И очень радует тот факт, что наши чиновники и депутаты сейчас, кажется, наконец-то осознали эту проблему. Так, в Госдуме сейчас как раз идёт рассмотрение «Основных направлений ДКП», и в рамках этого процесса глава ЦБ Эльвира Набиуллина в минувший четверг выступала в Госдуме на совместном заседании профильных комитетов. И, как ни странно, критики политики ЦБ в этом году было гораздо меньше, чем на аналогичном заседании годом ранее. И это при том, что минувшей осенью во время рассмотрения «Основных направлений ДКП» ключевая ставка была гораздо ниже — 15%.

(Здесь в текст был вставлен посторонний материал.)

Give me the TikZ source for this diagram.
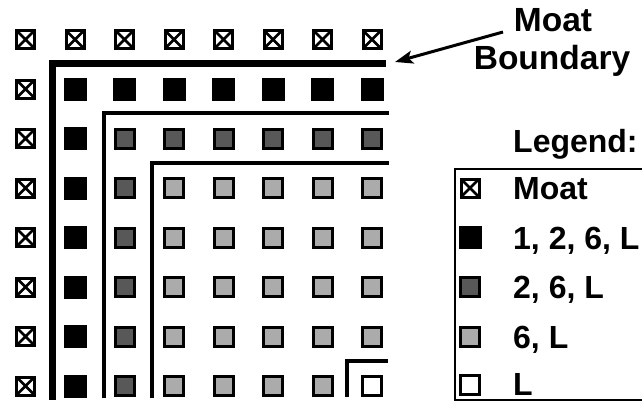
\documentclass[tikz,border=0pt]{standalone}
\usepackage{fontspec}
\setmainfont{Liberation Sans}
\usetikzlibrary{arrows.meta}
\definecolor{darkcell}{HTML}{585858}
\definecolor{lightcell}{HTML}{ABABAB}
\begin{document}
\begin{tikzpicture}[x=1pt,y=-1pt,
 cell/.style={rectangle, inner sep=0pt, minimum size=19pt, draw=black, line width=3pt},
 moatcell/.style={cell, minimum size=18pt, fill=white, path picture={\draw[line width=2.6pt] (path picture bounding box.north west) -- (path picture bounding box.south east) (path picture bounding box.north east) -- (path picture bounding box.south west);}},
 blackcell/.style={cell, fill=black, minimum size=20pt},
 darkcellstyle/.style={cell, fill=darkcell},
 lightcellstyle/.style={cell, fill=lightcell},
 whitecell/.style={cell, fill=white, line width=2.5pt},
 thickwall/.style={line width=7pt, line join=miter},
 wall/.style={line width=4pt, line join=miter},
 lbl/.style={font=\fontsize{32}{38}\selectfont\bfseries, inner sep=0pt},
 biglbl/.style={font=\fontsize{33.5}{40}\selectfont\bfseries, inner sep=0pt},
 legendbox/.style={line width=2.5pt}]
\useasboundingbox (0,0) rectangle (642,402);
\foreach \r in {0,...,7}{
  \foreach \c in {0,...,7}{
    \pgfmathtruncatemacro\m{min(\r,\c)}
    \ifnum\m=0
      \node[moatcell] (c\r\c) at ({25.5+49.5*\c},{39.5+49.5*\r}) {};
    \else\ifnum\m=1
      \node[blackcell] (c\r\c) at ({25.5+49.5*\c},{39.5+49.5*\r}) {};
    \else\ifnum\m=2
      \node[darkcellstyle] (c\r\c) at ({25.5+49.5*\c},{39.5+49.5*\r}) {};
    \else\ifnum\m=7
      \node[whitecell] (c\r\c) at ({25.5+49.5*\c},{39.5+49.5*\r}) {};
    \else
      \node[lightcellstyle] (c\r\c) at ({25.5+49.5*\c},{39.5+49.5*\r}) {};
    \fi\fi\fi\fi
  }
}
% boundary lines
\draw[thickwall] (52,400) -- (52,63) -- (386,63);
\draw[wall] (104,398) -- (104,113) -- (389,113);
\draw[wall] (152,398) -- (152,163) -- (389,163);
\draw[wall] (347,397) -- (347,361) -- (388,361);
% moat boundary label
\node[biglbl, anchor=base] (moatlbl) at (553,31) {Moat};
\node[biglbl, anchor=base] (boundlbl) at (552,69) {Boundary};
\coordinate (arrowtail) at (503,32);
\coordinate (arrowtip) at (395,62);
\draw[line width=3pt, -{Stealth[length=18pt,width=13pt,inset=4pt]}] (arrowtail) -- (arrowtip);
% legend
\node[lbl, anchor=base west] (legtitle) at (513,152) {Legend:};
\draw[legendbox] (642,169) -- (455,169) -- (455,400) -- (642,400);
\node[moatcell] (lg0) at (470,188) {};
\node[blackcell] (lg1) at (470,237.5) {};
\node[darkcellstyle] (lg2) at (470,287) {};
\node[lightcellstyle] (lg3) at (470,336.5) {};
\node[whitecell] (lg4) at (470,385) {};
\node[lbl, anchor=base west] (lt0) at (513,199.5) {Moat};
\node[lbl, anchor=base west] (lt1) at (513,249) {1, 2, 6, L};
\node[lbl, anchor=base west] (lt2) at (513,298.5) {2, 6, L};
\node[lbl, anchor=base west] (lt3) at (513,348) {6, L};
\node[lbl, anchor=base west] (lt4) at (513,395) {L};
\end{tikzpicture}
\end{document}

В прошлом году лейтмотивом дискуссии были вопросы вроде «Ну и как теперь бизнес должен выживать в таких условиях?». Теперь же — при ставке 21% — обсуждение концентрировалось в первую очередь вокруг темы поддержки приоритетных отраслей и проектов: на кого должна распространяться поддержка, как её организовать наиболее эффективно и так далее.
Эти вопросы сложнее, чем кажутся на первый взгляд. Простого выделения бюджетных средств в нужном объёме будет недостаточно. Ведь если всем давать льготные кредиты, скажем, на закупку промышленных роботов, а производство этих роботов невозможно быстро расширить, то такое льготное кредитование приведёт не к большему использованию роботов, а только лишь к росту цен на них.
Другое дело, если производство роботов можно расширить быстро. Тогда льготное кредитование для их закупки увеличит спрос на них и станет стимулом для расширения производства. То есть надо смотреть специфику каждого конкретного случая и принимать решения о поддержке с учётом этой специфики.
Так что одного понимания, что господдержка приоритетных отраслей нужна и на неё надо выделять больше средств, недостаточно. Но то, что эти вопросы уже наконец-то ставятся и обсуждаются всерьёз, — вызывает осторожный оптимизм. Это не очень большое достижение на исходе третьего года жизни под санкциями, но лучше поздно, чем никогда.